The Capital Markets Authority (CMA) is working with credit agencies to address the current “unrealistic pricing” of government bonds that it says have crowded out corporate investors.
This is among the steps that the capital markets regulator has embarked on to restore confidence in the corporate bond market that is running dry owing to a bad history of loss of investor money.
In the last five years, at least five big firms that had floated corporate bonds – including at the Nairobi bourse - have collapsed, causing agony to investors and heavily reduced appetite for the debt instrument.
Chase Bank, Imperial Bank, ARM and Nakumatt are some of the firms that have sunk after they issued corporate bonds.
Others are having problems repaying, including Consolidated Bank and small and medium enterprise lender Real People. However, CMA didn’t regulate the Nakumatt commercial paper as it was under private placement, meaning investors were unsecured and hence can’t claim anything. Investors have, in turn, turned to government bonds due to their low risk and attractive returns.
“Government bonds offer attractive returns of more than 10 per cent and hence crowd out corporate bond potential investors,” said CMA.
“CMA is working with relevant stakeholders including credit rating agencies to address the current unrealistic pricing of government bonds despite their very high rating as risk-free assets.”
Other measures by CMA meant to restore investor confidence include credit enhancement and the use of guarantees in issuance.
“We are working on a multi-pronged approach under our market deepening strategy targeted to restore investor and issuer confidence in the capital markets. Key among them is encouraging issuers to consider credit enhancement and the use of guarantees in their issuance,” said CMA.
The regulator said it is working closely with other State entities including the National Treasury, Attorney General, Central Bank, and Kenya Deposit Insurance Corporation to review laws that support true insolvency netting, settlement finality and segregation of assets held under custodial arrangements from bank deposits.
The regulator said it is encouraging issuance of credit-linked notes or credit default swaps as special corporate bonds with covered risks.
“Further, CMA is designing mechanisms to ensure issuers are more accountable on use of proceeds following capital raising, through continuous monitoring and evaluation,” it noted.
“A draw-down approach where corporate bonds are only funded by investors based on the stage of project completion is also being encouraged.”
Most of the current listed corporate bonds are expected to mature by 2022, with the last one floated back in 2017 by East African Breweries at the NSE.
CMA, however, said the recent issuance of the Green Bond by Acorn signalled a renewed confidence in the debt market.
“The issuance of the Green Bond by Acorn is a testament that corporates have strong confidence in the debt market. As part of the initiatives to make them attract new issuance, the Authority is in the process revising capital markets laws to make them less onerous and time-efficient. We expect more issues in the interim period,” said CMA.
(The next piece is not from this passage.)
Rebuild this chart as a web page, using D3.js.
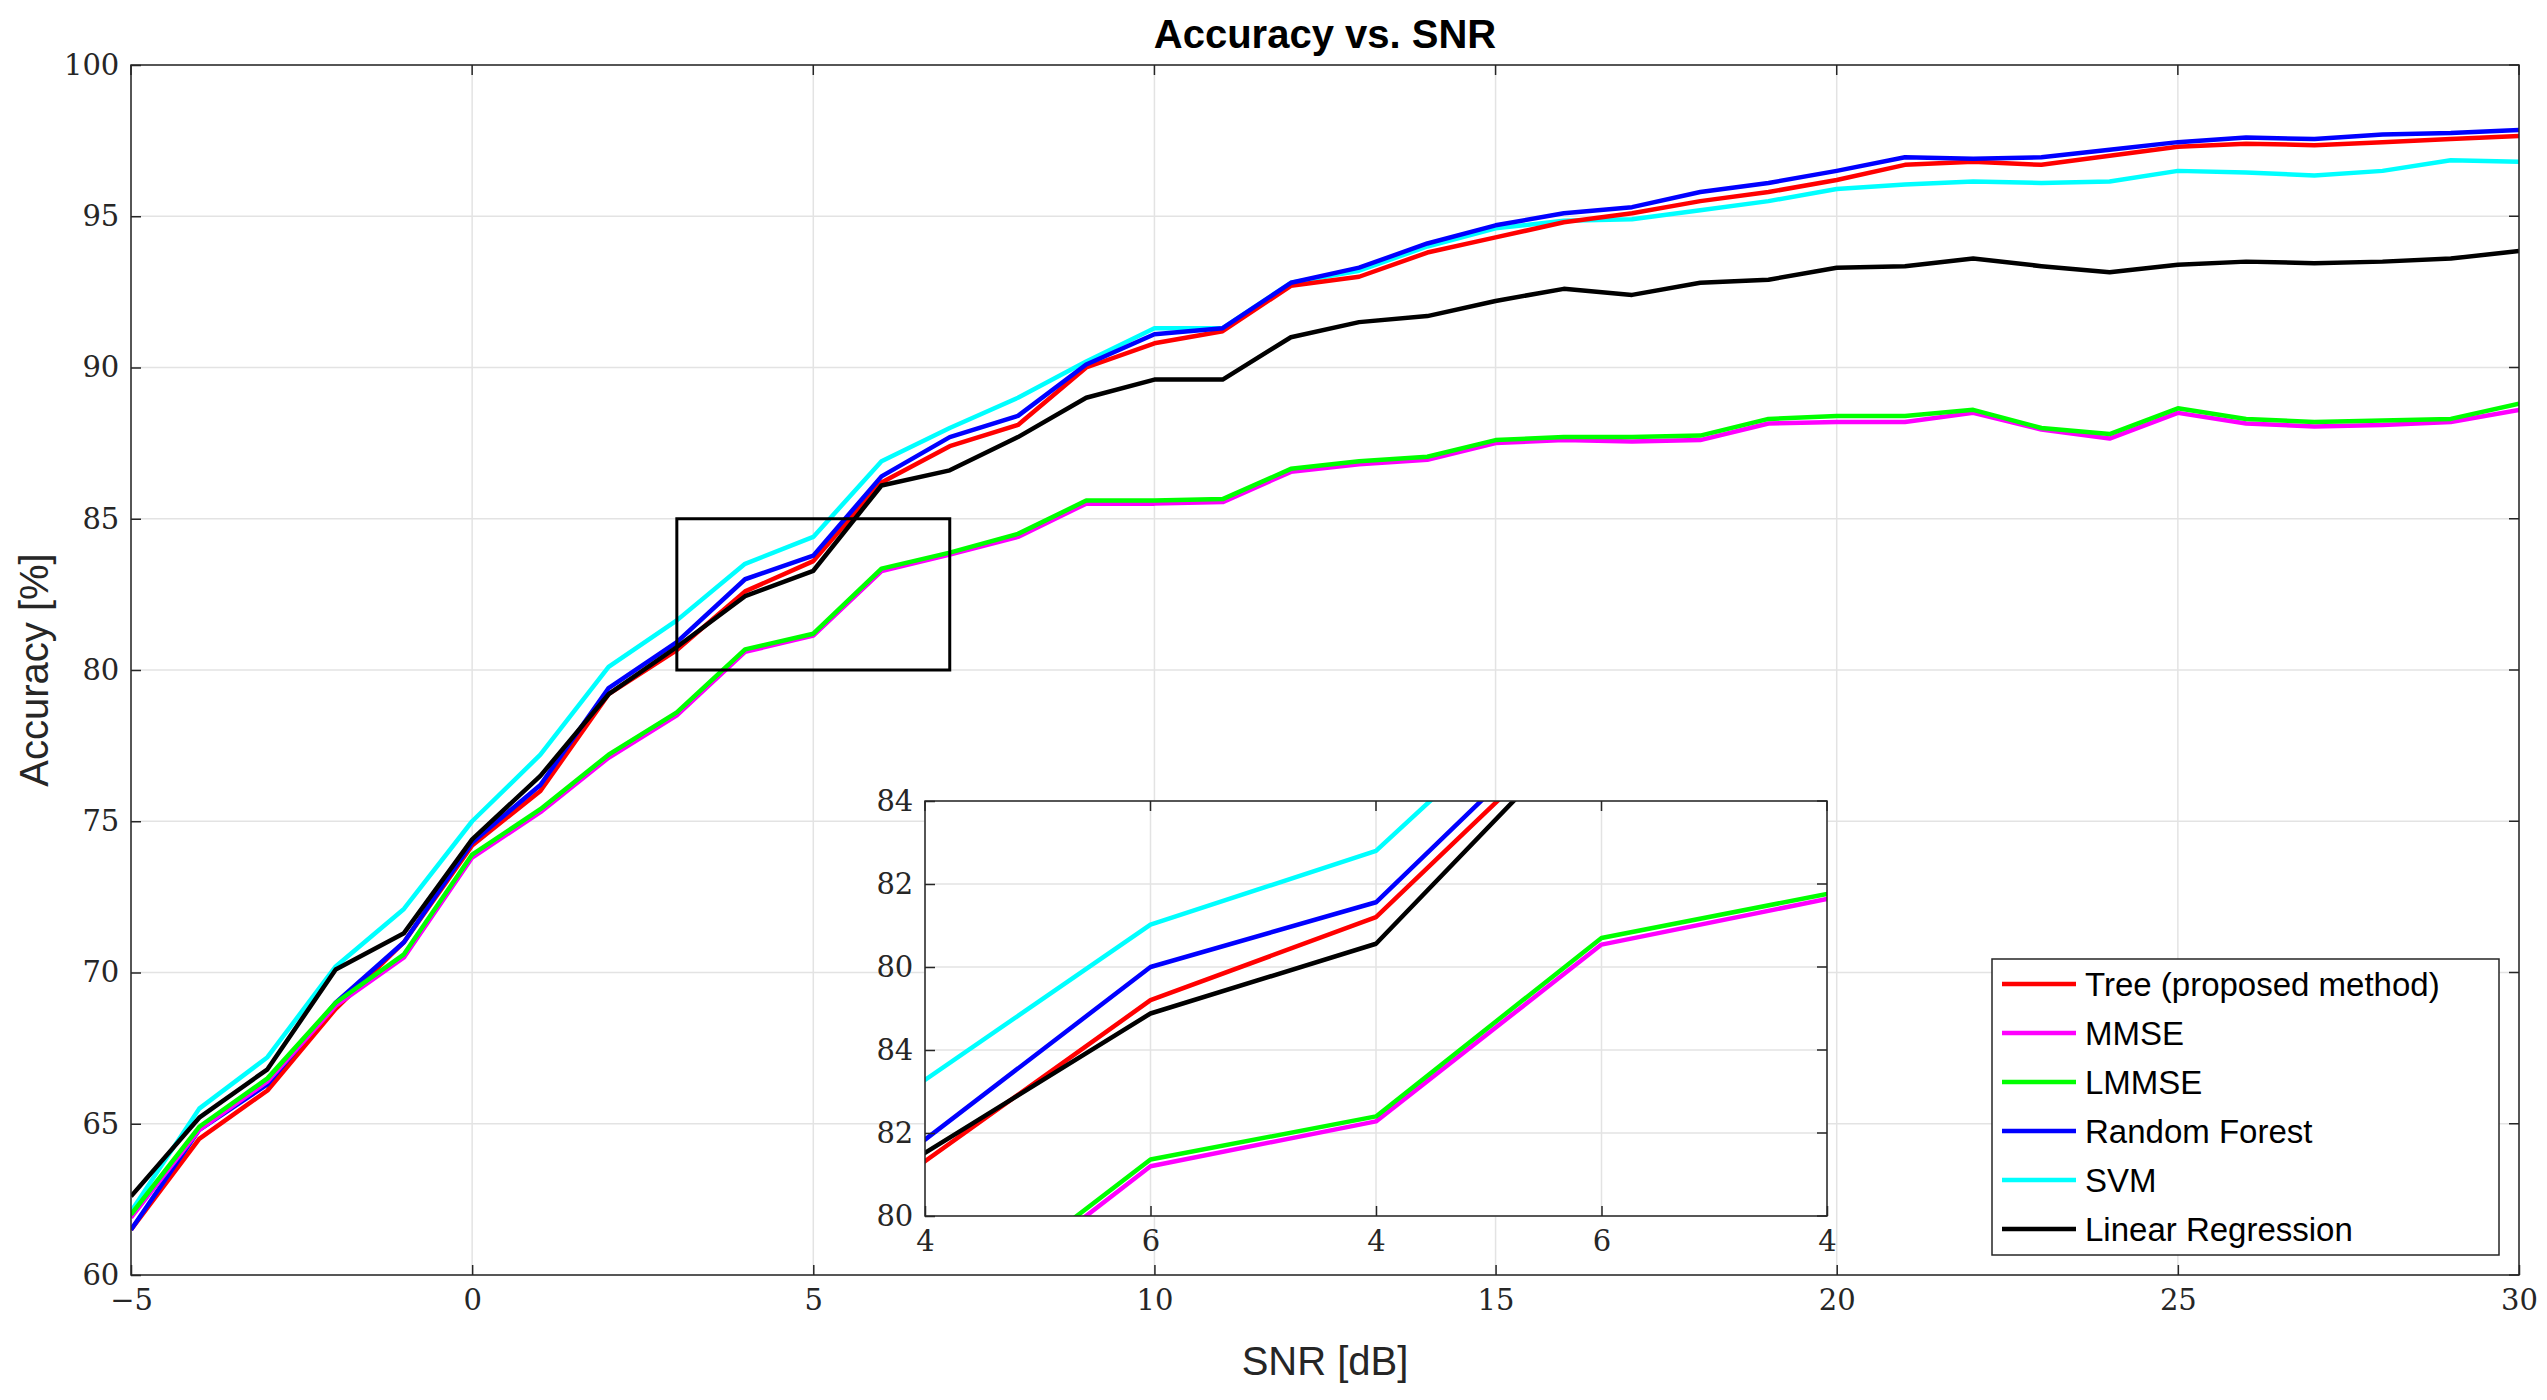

Experts argue that CMA and NSE have had weak oversight roles when it comes to investor protection. Imperial Bank collapsed days before its Sh2 billion bond was to be floated.
To protect investors from firms that collapse with bondholder money, CMA wants to obtain management letters by auditors of the issuers, especially for non-listed banks.
“This will be an added layer of due diligence,” it said. The regulator is also reviewing various legal, institutional and regulatory frameworks. These include regulatory provisions for carve-outs, clarity on classification of bondholder monies under the depository insurance scheme and the introduction of the corporate governance template for issuers of securities to the public.
This, it hopes, will enhance sound corporate governance practices and disclosures.
The regulator said a “multi-financial sector crisis management and resolutions framework” might have lessened the impact of the collapse of firms with bondholder money.
It, however, defended itself on why it failed to flag off any warning signs, saying its role was limited to financial information being made transparently available to investors.
“The collapsed institutions had a primary regulator charged with the ultimate responsibility on the frontline oversight of the operations, transparency and reliability of their financial reporting,” said the regulator.
“These institutions had boards and auditors to review their financial information.” It said only the Central Bank could comment on successes of retrieving bondholder money from collapsed banks.